### WHAT IS BEING ASKED
Word for word, extract the first line of the records below and each line after it, up to and including the line with "let guideC = [[0.75, 0], [0.75, 1]];". Pictures are left out.

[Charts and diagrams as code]
>>>

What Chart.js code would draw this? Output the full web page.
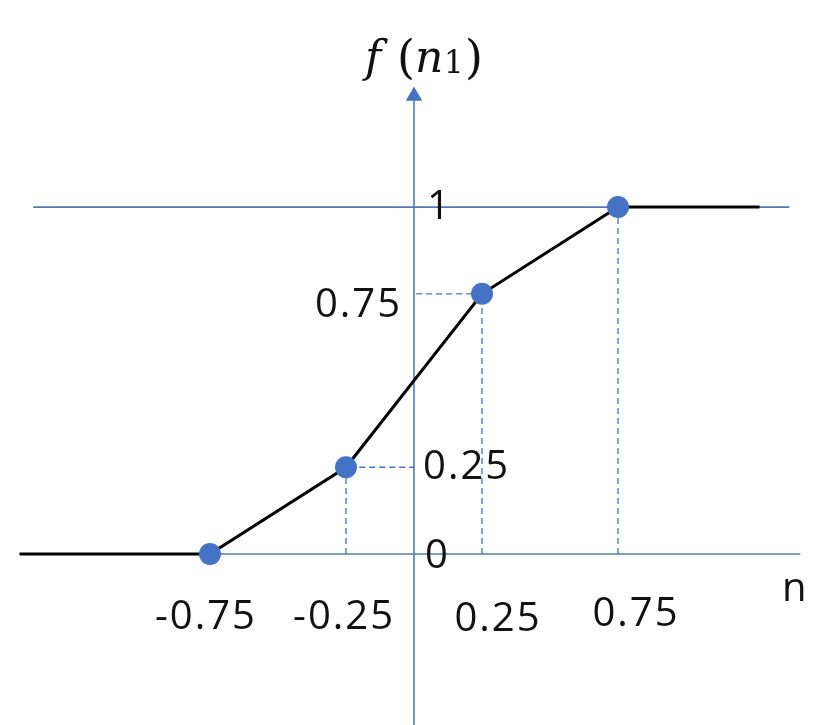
<!DOCTYPE html>
<html>
<head>
<meta charset="utf-8">
<script src="https://cdn.jsdelivr.net/npm/chart.js@4.4.1/dist/chart.umd.min.js"></script>
<style>
  body { margin: 0; background: #fff; }
  #wrap { width: 837px; height: 725px; position: relative; }
</style>
</head>
<body>
<div id="wrap"><canvas id="fnChart"></canvas></div>
<script>
// function f(n1): breakpoints
let fnX = [-1.45, -0.75, -0.25, 0.25, 0.75, 1.27];
let fnY = [0, 0, 0.25, 0.75, 1, 1];
let fnMarks = [false, true, true, true, true, false];

// axes and reference line
let xAxisX = [-1.45, 1.42];
let yAxisY = [-0.5, 1.32];
let oneLineX = [-1.4, 1.38];

// dashed guides
let guideA = [[-0.25, 0], [-0.25, 0.25], [0, 0.25]];
let guideB = [[0.25, 0], [0.25, 0.75], [0, 0.75]];
let guideC = [[0.75, 0], [0.75, 1]];

// tick labels
let xTicks = [-0.75, -0.25, 0.25, 0.75];
let xTickLabels = ['-0.75', '-0.25', '0.25', '0.75'];
let yTicks = [0, 0.25, 0.75, 1];
let yTickLabels = ['0', '0.25', '0.75', '1'];

const blue = '#4472c4';
const axisBlue = '#5578b4';

function pts(xs, ys) {
    return xs.map((x, i) => ({ x: x, y: ys[i] }));
}
function pairs(arr) {
    return arr.map(p => ({ x: p[0], y: p[1] }));
}

// label placement (pixel nudges, the source figure is hand placed)
const xLabelShift = [[-4, 64], [-2, 64], [16, 66], [18, 61]];
const yLabelPlace = [['right', 11, 3], ['right', 9, 0], ['left', -12, 12], ['right', 13, 1]];

const labelPlugin = {
    id: 'labels',
    afterDatasetsDraw(chart) {
        const ctx = chart.ctx;
        const xs = chart.scales.x, ys = chart.scales.y;
        const x0 = xs.getPixelForValue(0), y0 = ys.getPixelForValue(0);
        ctx.save();
        ctx.fillStyle = '#111';
        ctx.textBaseline = 'middle';
        ctx.font = '40px "Open Sans"';
        ctx.letterSpacing = '2px';
        ctx.textAlign = 'center';
        xTicks.forEach((v, i) => {
            ctx.fillText(xTickLabels[i], xs.getPixelForValue(v) + xLabelShift[i][0], y0 + xLabelShift[i][1]);
        });
        yTicks.forEach((v, i) => {
            let p = yLabelPlace[i];
            ctx.textAlign = p[0] === 'right' ? 'left' : 'right';
            ctx.fillText(yTickLabels[i], x0 + p[1], ys.getPixelForValue(v) + p[2]);
        });
        // axis name
        ctx.textAlign = 'center';
        ctx.fillText('n', xs.getPixelForValue(xAxisX[1]) - 5, y0 + 36);
        ctx.letterSpacing = '0px';

        // title f(n1)
        ctx.textAlign = 'left';
        ctx.textBaseline = 'alphabetic';
        let tx = x0 - 49, ty = 72;
        ctx.font = 'italic 44px "DejaVu Serif"';
        ctx.fillText('f', tx, ty);
        ctx.font = '46px "DejaVu Serif"';
        ctx.fillText('(', tx + 32, ty + 1);
        ctx.font = 'italic 44px "DejaVu Serif"';
        ctx.fillText('n', tx + 50, ty);
        ctx.font = '31px "DejaVu Serif"';
        ctx.fillText('1', tx + 79, ty + 1);
        ctx.font = '46px "DejaVu Serif"';
        ctx.fillText(')', tx + 100, ty + 1);
        ctx.restore();
    }
};

const guideStyle = {
    showLine: true, borderColor: blue, borderWidth: 1.3, borderDash: [6, 4],
    pointRadius: 0, fill: false
};

new Chart(document.getElementById('fnChart'), {
    type: 'scatter',
    data: {
        datasets: [
            {
                data: pts(fnX, fnY),
                showLine: true,
                borderColor: '#000',
                borderWidth: 3,
                pointRadius: fnMarks.map(m => m ? 11 : 0),
                pointBackgroundColor: blue,
                pointBorderColor: blue,
                pointBorderWidth: 0,
                order: 0
            },
            {
                // arrow head on the vertical axis
                data: [{ x: 0, y: yAxisY[1] }],
                pointStyle: 'triangle',
                pointRadius: 9.5,
                pointBackgroundColor: blue,
                pointBorderColor: blue,
                pointBorderWidth: 0,
                order: 1
            },
            Object.assign({ data: pairs(guideA), order: 2 }, guideStyle),
            Object.assign({ data: pairs(guideB), order: 2 }, guideStyle),
            Object.assign({ data: pairs(guideC), order: 2 }, guideStyle),
            {
                data: pts(xAxisX, [0, 0]),
                showLine: true, borderColor: axisBlue, borderWidth: 1.6, pointRadius: 0,
                order: 3
            },
            {
                data: pts([0, 0], yAxisY),
                showLine: true, borderColor: axisBlue, borderWidth: 1.6, pointRadius: 0,
                order: 3
            },
            {
                data: pts(oneLineX, [1, 1]),
                showLine: true, borderColor: axisBlue, borderWidth: 1.6, pointRadius: 0,
                order: 3
            }
        ]
    },
    options: {
        responsive: true,
        maintainAspectRatio: false,
        animation: false,
        layout: { padding: 0, autoPadding: false },
        plugins: {
            legend: { display: false },
            tooltip: { enabled: false }
        },
        scales: {
            x: { type: 'linear', display: false, min: -1.522, max: 1.555 },
            y: { type: 'linear', display: false, min: -0.493, max: 1.597 }
        }
    },
    plugins: [labelPlugin]
});
</script>
</body>
</html>
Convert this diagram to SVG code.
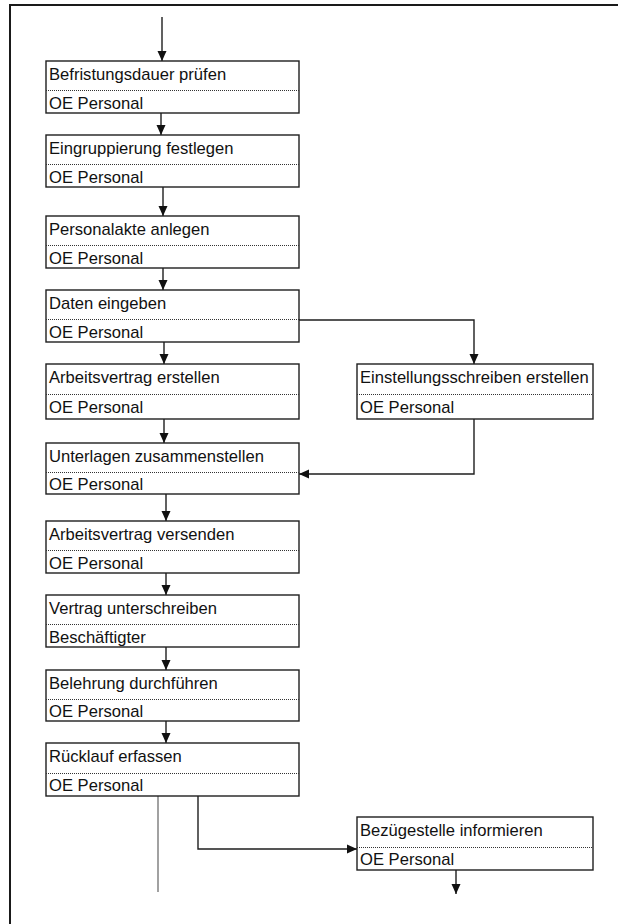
<svg xmlns="http://www.w3.org/2000/svg" width="618" height="924" viewBox="0 0 618 924">
<style>
.box{fill:#fff;stroke:#1e1e1e;stroke-width:1.4}
.sep{stroke:#333;stroke-width:1;stroke-dasharray:1 1}
.t{font-family:"Liberation Sans",Arial,sans-serif;font-size:16.6px;fill:#111}
.c{fill:none;stroke:#1e1e1e;stroke-width:1.4}
.g{fill:none;stroke:#8a8a8a;stroke-width:1.6}
</style>
<defs>
<marker id="ah" markerWidth="10" markerHeight="10" viewBox="0 0 10 10" refX="10" refY="5" orient="auto" markerUnits="userSpaceOnUse">
<path d="M0,0.5 L10,5 L0,9.5 Z" fill="#111"/>
</marker>
</defs>
<rect x="0" y="0" width="618" height="924" fill="#fff"/>
<path d="M10,924 V5 H618" fill="none" stroke="#1a1a1a" stroke-width="2"/>

<g id="connectors">
<path class="c" d="M162,17 V61" marker-end="url(#ah)"/>
<path class="c" d="M161,113 V135" marker-end="url(#ah)"/>
<path class="c" d="M163,187 V216" marker-end="url(#ah)"/>
<path class="c" d="M163,268 V290" marker-end="url(#ah)"/>
<path class="c" d="M164,342 V364" marker-end="url(#ah)"/>
<path class="c" d="M164,419 V443" marker-end="url(#ah)"/>
<path class="c" d="M166,494 V521" marker-end="url(#ah)"/>
<path class="c" d="M166,573 V595" marker-end="url(#ah)"/>
<path class="c" d="M166,647 V670" marker-end="url(#ah)"/>
<path class="c" d="M166,721 V743" marker-end="url(#ah)"/>
<path class="c" d="M299,320 H474 V364" marker-end="url(#ah)"/>
<path class="c" d="M474,419 V474 H299" marker-end="url(#ah)"/>
<path class="g" d="M158,796 V892"/>
<path class="c" d="M198,796 V849 H357" marker-end="url(#ah)"/>
<path class="c" d="M456,870 V894" marker-end="url(#ah)"/>
</g>

<g id="n1">
<rect class="box" x="46" y="61" width="253" height="52"/>
<line class="sep" x1="46" y1="90.5" x2="299" y2="90.5"/>
<text class="t" x="49" y="80">Befristungsdauer prüfen</text>
<text class="t" x="49" y="108.5">OE Personal</text>
</g>
<g id="n2">
<rect class="box" x="46" y="135" width="253" height="52"/>
<line class="sep" x1="46" y1="164.5" x2="299" y2="164.5"/>
<text class="t" x="49" y="154">Eingruppierung festlegen</text>
<text class="t" x="49" y="182.5">OE Personal</text>
</g>
<g id="n3">
<rect class="box" x="46" y="216" width="253" height="52"/>
<line class="sep" x1="46" y1="245.5" x2="299" y2="245.5"/>
<text class="t" x="49" y="235">Personalakte anlegen</text>
<text class="t" x="49" y="263.5">OE Personal</text>
</g>
<g id="n4">
<rect class="box" x="46" y="290" width="253" height="52"/>
<line class="sep" x1="46" y1="319.5" x2="299" y2="319.5"/>
<text class="t" x="49" y="309">Daten eingeben</text>
<text class="t" x="49" y="337.5">OE Personal</text>
</g>
<g id="n5">
<rect class="box" x="46" y="364" width="253" height="55"/>
<line class="sep" x1="46" y1="394.5" x2="299" y2="394.5"/>
<text class="t" x="49" y="383">Arbeitsvertrag erstellen</text>
<text class="t" x="49" y="413">OE Personal</text>
</g>
<g id="n6">
<rect class="box" x="46" y="443" width="253" height="51"/>
<line class="sep" x1="46" y1="472.5" x2="299" y2="472.5"/>
<text class="t" x="49" y="462">Unterlagen zusammenstellen</text>
<text class="t" x="49" y="490">OE Personal</text>
</g>
<g id="n7">
<rect class="box" x="46" y="521" width="253" height="52"/>
<line class="sep" x1="46" y1="550.5" x2="299" y2="550.5"/>
<text class="t" x="49" y="540">Arbeitsvertrag versenden</text>
<text class="t" x="49" y="568.5">OE Personal</text>
</g>
<g id="n8">
<rect class="box" x="46" y="595" width="253" height="52"/>
<line class="sep" x1="46" y1="624.5" x2="299" y2="624.5"/>
<text class="t" x="49" y="614">Vertrag unterschreiben</text>
<text class="t" x="49" y="642.5">Beschäftigter</text>
</g>
<g id="n9">
<rect class="box" x="46" y="670" width="253" height="51"/>
<line class="sep" x1="46" y1="699.5" x2="299" y2="699.5"/>
<text class="t" x="49" y="689">Belehrung durchführen</text>
<text class="t" x="49" y="717">OE Personal</text>
</g>
<g id="n10">
<rect class="box" x="46" y="743" width="253" height="53"/>
<line class="sep" x1="46" y1="773.5" x2="299" y2="773.5"/>
<text class="t" x="49" y="762">Rücklauf erfassen</text>
<text class="t" x="49" y="791">OE Personal</text>
</g>
<g id="r1">
<rect class="box" x="357" y="364" width="236" height="55"/>
<line class="sep" x1="357" y1="394.5" x2="593" y2="394.5"/>
<text class="t" x="360" y="383">Einstellungsschreiben erstellen</text>
<text class="t" x="360" y="413">OE Personal</text>
</g>
<g id="r2">
<rect class="box" x="357" y="817" width="236" height="53"/>
<line class="sep" x1="357" y1="847.5" x2="593" y2="847.5"/>
<text class="t" x="360" y="836">Bezügestelle informieren</text>
<text class="t" x="360" y="865">OE Personal</text>
</g>
</svg>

<<<

### ANSWER TO THIS PROBLEM
What Chart.js code would draw this? Output the full web page.
<!DOCTYPE html>
<html>
<head>
<meta charset="utf-8">
<script src="https://cdn.jsdelivr.net/npm/chart.js@4.4.1/dist/chart.umd.min.js"></script>
<style>
  body { margin: 0; background: #fff; }
  #wrap { width: 837px; height: 725px; position: relative; }
</style>
</head>
<body>
<div id="wrap"><canvas id="fnChart"></canvas></div>
<script>
// function f(n1): breakpoints
let fnX = [-1.45, -0.75, -0.25, 0.25, 0.75, 1.27];
let fnY = [0, 0, 0.25, 0.75, 1, 1];
let fnMarks = [false, true, true, true, true, false];

// axes and reference line
let xAxisX = [-1.45, 1.42];
let yAxisY = [-0.5, 1.32];
let oneLineX = [-1.4, 1.38];

// dashed guides
let guideA = [[-0.25, 0], [-0.25, 0.25], [0, 0.25]];
let guideB = [[0.25, 0], [0.25, 0.75], [0, 0.75]];
let guideC = [[0.75, 0], [0.75, 1]];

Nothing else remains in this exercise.